Regulatory Scrutiny Tightens on Small Finance Banks Facing Capital Erosion
The Reserve Bank of India (RBI) is closely monitoring the capital position of small finance banks (SFBs), with concerns rising over deteriorating asset quality and capital buffers. Sources familiar with the matter indicate that at least 3–4 small finance banks may be required to raise additional capital in the next 6–12 months to meet regulatory norms and sustain operations.
Erosion in Capital Buffers Raises Alarm
Several SFBs have reported a significant decline in their Capital to Risk-weighted Assets Ratio (CRAR) over the past financial year. Since FY24, the CRAR of small finance banks has dropped by 60–290 basis points (bps), while their Common Equity Tier-1 (CET-1) capital has eroded by 90–320 bps.

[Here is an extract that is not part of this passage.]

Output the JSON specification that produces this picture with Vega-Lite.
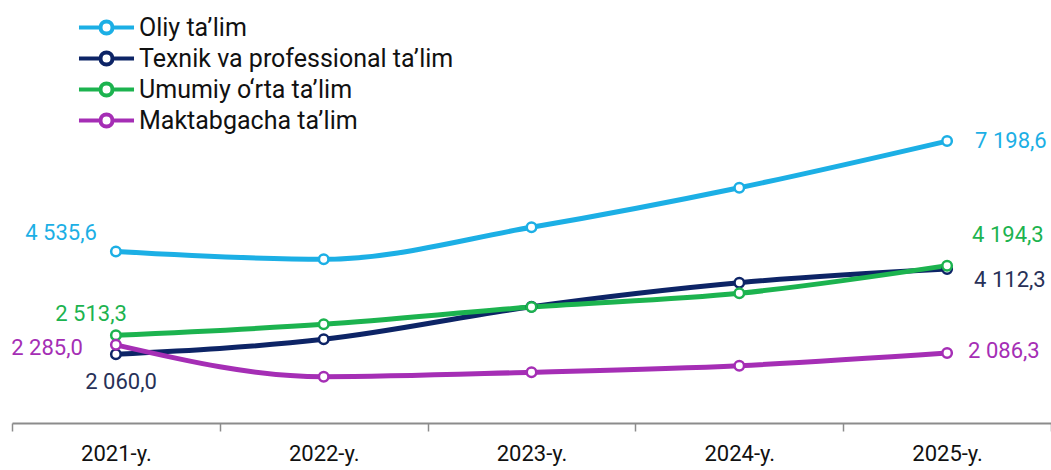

Banks Facing the Most Capital Pressure:
- AU Small Finance Bank
- Jana Small Finance Bank
- Capital Small Finance Bank
- Suryoday Small Finance Bank
- Utkarsh Small Finance Bank
Regulatory Requirement: SFBs must maintain a minimum CRAR of 15% and a Tier-1 capital ratio of 7.5%, including an additional 1.5% Tier-1 buffer as per RBI guidelines.
RBI’s Stance: Strengthen Capital Reserves to Absorb Losses
A senior banking official disclosed that capital consumption has increased significantly due to weak asset quality, compelling the RBI to step in.
“At least 3–4 small finance banks may be forced to raise fresh equity in the next few quarters,” said a source familiar with the developments.
Capital Raising Plans Underway:
In response to RBI’s push, several SFBs have started formulating strategies to raise capital:
- Utkarsh Small Finance Bank has already received board approval to raise ₹750 crore in fresh equity.
- Utkarsh’s CET-1 capital fell from 21.49% in December 2023 to 17.94% in December 2024, signaling a declining capital buffer.
RBI Questions SFBs on Business Strategy & Innovation
At a recent meeting between RBI and SFB executives, the regulator assessed both:
- Capital raising strategies of banks.
- New business plans and product diversification efforts.
Lack of Innovation Concerns RBI
- Most SFBs continue to operate within their original business model (microfinance, vehicle financing).
- Regulators are concerned about the absence of innovation in products or services.
A senior bank executive revealed that RBI officials expressed dissatisfaction over the sector’s failure to explore new revenue streams.
“Most SFBs are just doing what they did before securing an SFB license. The regulator expected greater innovation,” said the executive.
Investor Confidence at Risk: Will Private Equity Firms Stay?
One major concern for the RBI is that many private equity (PE) firms that invested in SFBs are nearing the end of their fund cycles.
- PE-backed capital influx in SFBs was earlier driven by new banking licenses or IPOs.
- Now, many investors may not reinvest, raising questions about follow-on funding.
“The regulator fears that SFBs may struggle to attract capital without a strong business model,” said a CEO of a leading small finance bank.
What Lies Ahead for Small Finance Banks?
- RBI is likely to impose tighter capital adequacy norms for SFBs struggling with asset quality.
- Pressure to raise capital may lead to further equity dilution in some banks.
- Future fundraising rounds may be challenging unless SFBs can differentiate their business models and demonstrate long-term profitability.
SFBs Face a Critical Phase Amid RBI’s Oversight
With capital buffers depleting, the RBI is intensifying its scrutiny of small finance banks to ensure financial stability. While some SFBs have already begun capital-raising measures, the larger question remains: Will investors reinvest in these banks amid regulatory uncertainty and lack of business innovation?
The coming months will be crucial as SFBs navigate capital challenges, regulatory expectations, and investor sentiment.